Ageas exits commercial lines - the insurance landscape is changing

By Content Director Saxon East

Another month, another FCA letter. This time it is about commercial property owners’ insurance. 

This marks the latest in a long salvo of regulatory paperwork. 

Nobody knows what is coming next from the FCA.

However, past thematic reviews give us a clear heads up about what could happen.

The FCA’s fair value focus and recent pricing reform is likely to mean insurers will need to have oversight of SME intermediaries, to better understand exactly who takes what in the value chain - such as commissions and administration fees - and whether this ends up providing value for the end customer. 

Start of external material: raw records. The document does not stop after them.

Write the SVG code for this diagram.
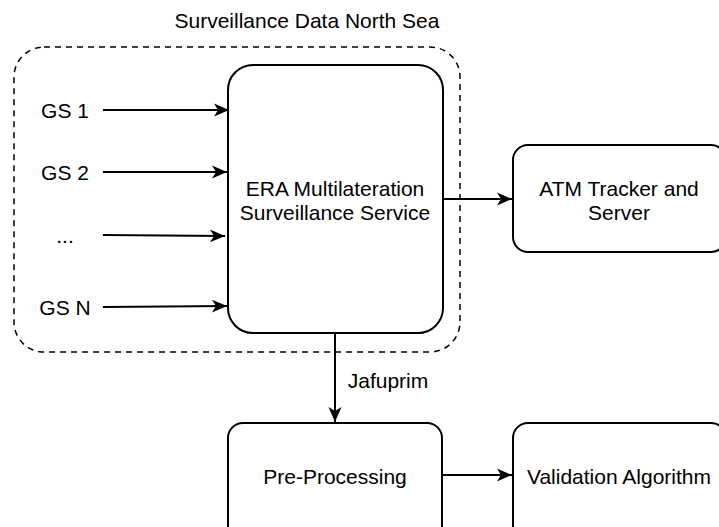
<svg xmlns="http://www.w3.org/2000/svg" width="719" height="527" viewBox="0 0 719 527">
<style>
.box{fill:#fff;stroke:#000;stroke-width:2}
.t{font-family:"Liberation Sans",Arial,sans-serif;font-size:21px;fill:#000;text-anchor:middle;dominant-baseline:central}
.c{fill:none;stroke:#000;stroke-width:2}
</style>
<defs>
<marker id="ah" markerWidth="16" markerHeight="16" viewBox="0 0 16 16" refX="15" refY="8" orient="auto" markerUnits="userSpaceOnUse">
<path d="M0,1.5 L15,8 L0,14.5 L4,8 Z" fill="#000"/>
</marker>
</defs>
<rect width="719" height="527" fill="#fff"/>
<g id="container">
<rect x="14" y="47" width="446" height="305" rx="30" ry="30" fill="none" stroke="#000" stroke-width="1.5" stroke-dasharray="6,5"/>
<text class="t" x="307" y="20">Surveillance Data North Sea</text>
</g>
<g id="era">
<rect class="box" x="228" y="65" width="215" height="268" rx="25" ry="25"/>
<text class="t" x="335" y="188">ERA Multilateration</text>
<text class="t" x="335" y="212">Surveillance Service</text>
</g>
<g id="atm">
<rect class="box" x="513" y="145" width="213" height="107" rx="15" ry="15"/>
<text class="t" x="619" y="188">ATM Tracker and</text>
<text class="t" x="619" y="212">Server</text>
</g>
<g id="pre">
<rect class="box" x="228" y="423" width="214" height="120" rx="15" ry="15"/>
<text class="t" x="335" y="476">Pre-Processing</text>
</g>
<g id="val">
<rect class="box" x="513" y="423" width="213" height="120" rx="15" ry="15"/>
<text class="t" x="619" y="476">Validation Algorithm</text>
</g>
<g id="gs1"><text class="t" x="65" y="110">GS 1</text></g>
<g id="gs2"><text class="t" x="65" y="172">GS 2</text></g>
<g id="gsdots"><text class="t" x="65" y="235">...</text></g>
<g id="gsn"><text class="t" x="65" y="307">GS N</text></g>
<g id="connectors">
<path class="c" d="M103,110 L229,110" marker-end="url(#ah)"/>
<path class="c" d="M103,172 L227,172" marker-end="url(#ah)"/>
<path class="c" d="M103,235 L225,236" marker-end="url(#ah)"/>
<path class="c" d="M103,307 L227,306" marker-end="url(#ah)"/>
<path class="c" d="M443,199 L512,199" marker-end="url(#ah)"/>
<path class="c" d="M335,333 L335,422" marker-end="url(#ah)"/>
<path class="c" d="M442,475 L512,475" marker-end="url(#ah)"/>
<text class="t" x="388" y="380">Jafuprim</text>
</g>
</svg>
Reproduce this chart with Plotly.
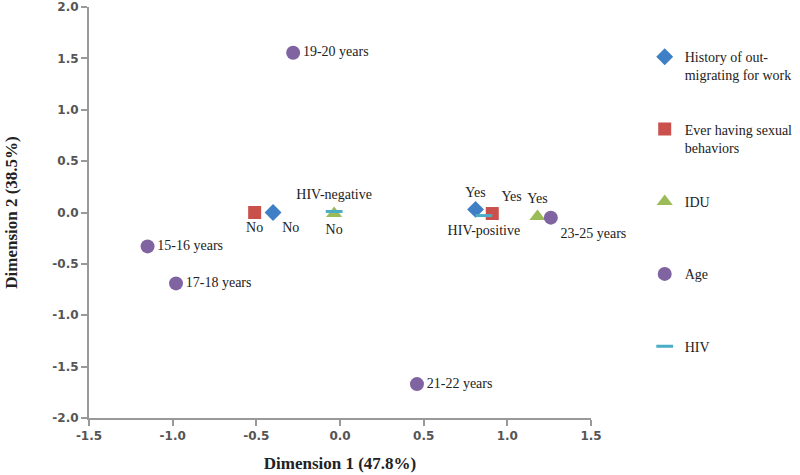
import plotly.graph_objects as go

# Data
hist_x = [-0.40, 0.81]
hist_y = [0.00, 0.03]
hist_lbl = ["No", "Yes"]

sex_x = [-0.51, 0.91]
sex_y = [0.00, -0.01]
sex_lbl = ["No", "Yes"]

idu_x = [-0.035, 1.18]
idu_y = [-0.01, -0.04]
idu_lbl = ["No", "Yes"]

age_x = [-1.15, -0.98, -0.28, 0.46, 1.26]
age_y = [-0.33, -0.69, 1.555, -1.67, -0.05]
age_lbl = ["15-16 years", "17-18 years", "19-20 years", "21-22 years", "23-25 years"]

hiv_x = [-0.035, 0.86]
hiv_y = [0.01, -0.03]
hiv_lbl = ["HIV-negative", "HIV-positive"]

x_ticks = [-1.5, -1.0, -0.5, 0.0, 0.5, 1.0, 1.5]
x_ticktext = ["-1.5", "-1.0", "-0.5", "0.0", "0.5", "1.0", "1.5"]
y_ticks = [-2.0, -1.5, -1.0, -0.5, 0.0, 0.5, 1.0, 1.5, 2.0]
y_ticktext = ["-2.0", "-1.5", "-1.0", "-0.5", "0.0", "0.5", "1.0", "1.5", "2.0"]

lblfont = dict(family="Liberation Serif", size=14, color="#222")

fig = go.Figure()
fig.add_trace(go.Scatter(
    x=hist_x, y=hist_y, mode="markers+text", text=hist_lbl,
    textposition=["bottom right", "top center"], textfont=lblfont,
    marker=dict(symbol="diamond", size=13, color="#3f7fc6"),
    name="History of out-<br>migrating for work", legendgroup="a"))
fig.add_trace(go.Scatter(
    x=sex_x, y=sex_y, mode="markers+text", text=sex_lbl,
    textposition=["bottom center", "top right"], textfont=lblfont,
    marker=dict(symbol="square", size=13, color="#c9504b"),
    name="Ever having sexual<br>behaviors", legendgroup="b"))
fig.add_trace(go.Scatter(
    x=idu_x, y=idu_y, mode="markers+text", text=idu_lbl,
    textposition=["bottom center", "top center"], textfont=lblfont,
    marker=dict(symbol="triangle-up", size=14, color="#9bbb59"),
    name="IDU<br> ", legendgroup="c"))
fig.add_trace(go.Scatter(
    x=age_x, y=age_y, mode="markers+text", text=age_lbl,
    textposition=["middle right", "middle right", "middle right", "middle right", "bottom right"],
    textfont=lblfont,
    marker=dict(symbol="circle", size=14, color="#8064a2"),
    name="Age<br> ", legendgroup="d"))
fig.add_trace(go.Scatter(
    x=hiv_x, y=hiv_y, mode="markers+text", text=hiv_lbl,
    textposition=["top center", "bottom center"], textfont=lblfont,
    marker=dict(symbol="line-ew", size=12, color="#4bacc6",
                line=dict(color="#4bacc6", width=3)),
    name="HIV<br> ", legendgroup="e"))

fig.update_traces(cliponaxis=False)

axfont = dict(family="DejaVu Sans", size=12, color="#555", weight="bold")
fig.update_layout(
    width=800, height=475,
    margin=dict(l=89, r=209, t=7, b=57, autoexpand=False),
    plot_bgcolor="white", paper_bgcolor="white",
    legend=dict(x=1.107, y=0.917, xanchor="left", yanchor="top", valign="top",
                font=dict(family="Liberation Serif", size=14, color="#222"),
                tracegroupgap=33, itemwidth=30),
    xaxis=dict(range=[-1.5, 1.5], tickvals=x_ticks, ticktext=x_ticktext,
               showgrid=False, zeroline=False, showline=True, automargin=False,
               linecolor="#999", linewidth=2, ticks="outside", tickcolor="#999",
               ticklen=6, tickwidth=2, tickfont=axfont, ticklabeloverflow="allow",
               title=dict(text="<b>Dimension 1 (47.8%)</b>", standoff=15,
                          font=dict(family="Liberation Serif", size=17, color="#222"))),
    yaxis=dict(range=[-2, 2], tickvals=y_ticks, ticktext=y_ticktext,
               showgrid=False, zeroline=False, showline=True, automargin=False,
               linecolor="#999", linewidth=2, ticks="outside", tickcolor="#999",
               ticklen=6, tickwidth=2, tickfont=axfont, ticklabeloverflow="allow",
               title=dict(text="<b>Dimension 2 (38.5%)</b>", standoff=30,
                          font=dict(family="Liberation Serif", size=17, color="#222"))),
)
fig.write_html("out.html", config={"displayModeBar": False},
               post_script="document.body.style.margin='0';")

At Ageas’ half-year results, commercial gross written premium - including other lines except home and motor - was just above £100m, compared to nearly £500m for motor and home. 

This month (February 2022), the insurer confirmed that it has sold renewal rights for its commercial business to Axa UK and Ireland.

Getting commercial lines off its books means that management time can be spent concentrating on the core personal lines business, which is itself undergoing a huge challenge from the FCA’s fair pricing changes.

Combine this regulatory weight with the reality of commercial lines being non-core and insurers increasingly needing scale to gain sufficient expansion and Ageas’ decision has a certain logic.

Axa commitment 

For Axa, although not a massive deal, buying Ageas’ commercial book shows the insurer’s commitment to the UK.

Some commentators can remember a time when there was talk that Axa would exit UK SME and personal lines.

Having messed up the Swiftcover acquisition and with underwhelming underwriting profitability, there was talk the insurer might exit the UK amid Paris talking about getting tough on underperforming segments across the globe.